The report draws on data from the B-BBEE Commission, Stats SA, the JSE, and international comparisons to assess the real costs of compliance across the key BEE scorecard elements: ownership, skills development, enterprise and supplier development, management control, and socio-economic development.
According to the report, the annual cost of BEE compliance is between R145 billion and R290bn per year. It claimed that this has resulted in an annual reduction of 1.5% to 3% in economic growth, and to an annual loss of between 96 000 and 192 000 jobs.
“Our findings show that BEE, as currently designed, is enriching a small elite while throttling economic dynamism and deepening unemployment,” said Dr Morné Malan, FMF senior associate and co-author of the report, speaking at the joint press conference.
The study compares South Africa’s model with global “affirmative action” policies in Malaysia, India, Brazil, the US, and Namibia, showing that South Africa’s version is the most intrusive and economically damaging.
At the media briefing, the organisations claimed that B-BBEE benefits largely captured by politically-connected elites as South Africa now ranks 139th in GDP per capita, down from 87th in 1994.
Executives of both organisations said the people most affected by the current economic programme are people that work poor people and those that are beneficiaries are the elite.
"That is why we will engage with Cosatu trade unions Numsa and others to find alternatives to the current racial legislation," said Theuns du Buisson, economic researcher at the Solidarity Research Institute, and co-author of the report.
"In the second place we will continue to litigate and in the third place we will also put pressure on SA via the international world and continue to put pressure on South Africa with the outside world especially the G20 that comes."
However, Cosatu's Parliamentary spokesperson Matthew Parks said the report provided no breakdown backed up by actual research as to any financial burden to the state nor how B-BBEE has been an obstacle to growing the economy and reducing unemployment.
Parks said the report strangely cited statistics related to real and potential growth overall, but no evidence of the relationship between those and B-BBEE. He said it may as well have blamed constitutional democracy for South Africa's economic challenges.
"No reference is made to the need to overcome our still prevalent racial divides as evidenced by countless employment equity studies confirming that most senior positions in the private sector are held by White males or that economic ownership, including shares on the JSE remain largely White-held," Parks said.
Johann Rossouw, an economist at Altitude Wealth, said a more sensible empowerment model as an alternative to B-BBEE policies was Black Economic Skills Transfer (BEST), which would help with job creation and carry the economy into the future.
"At the moment all the arguments are about how many ways to cut the existing pie instead of growing the pie that we have for the future. Black empowerment is not a policy of the government of national unity," Rossouw said, commending that the study was evidence based and drew comparison with other countries.
"It is important that the GNU makes its own policies that will benefit the average poor."
However, independent economist Duma Gqubule said the study and the report was fake news on steroids, which lacked the fundamental understanding of the objectives of transformation.
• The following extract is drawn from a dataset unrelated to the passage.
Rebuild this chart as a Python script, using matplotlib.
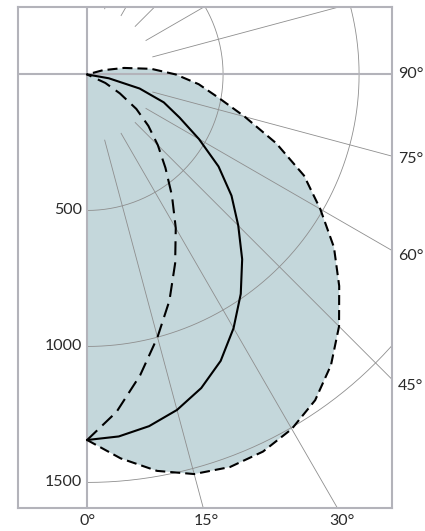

Gqubule said the report lacked empirical evidence and was premised on companies counting upskilling workers for an example as a transformation contribution when both the worker and the company benefited from the exercise.
"I would call on black business to come up with a coherent response to this. It is a dangerous agenda. We need another citizen dialogue on black empowerment for the new circumstances as the situation in the 1990s when the policies were crafted were critical," Gqubule said.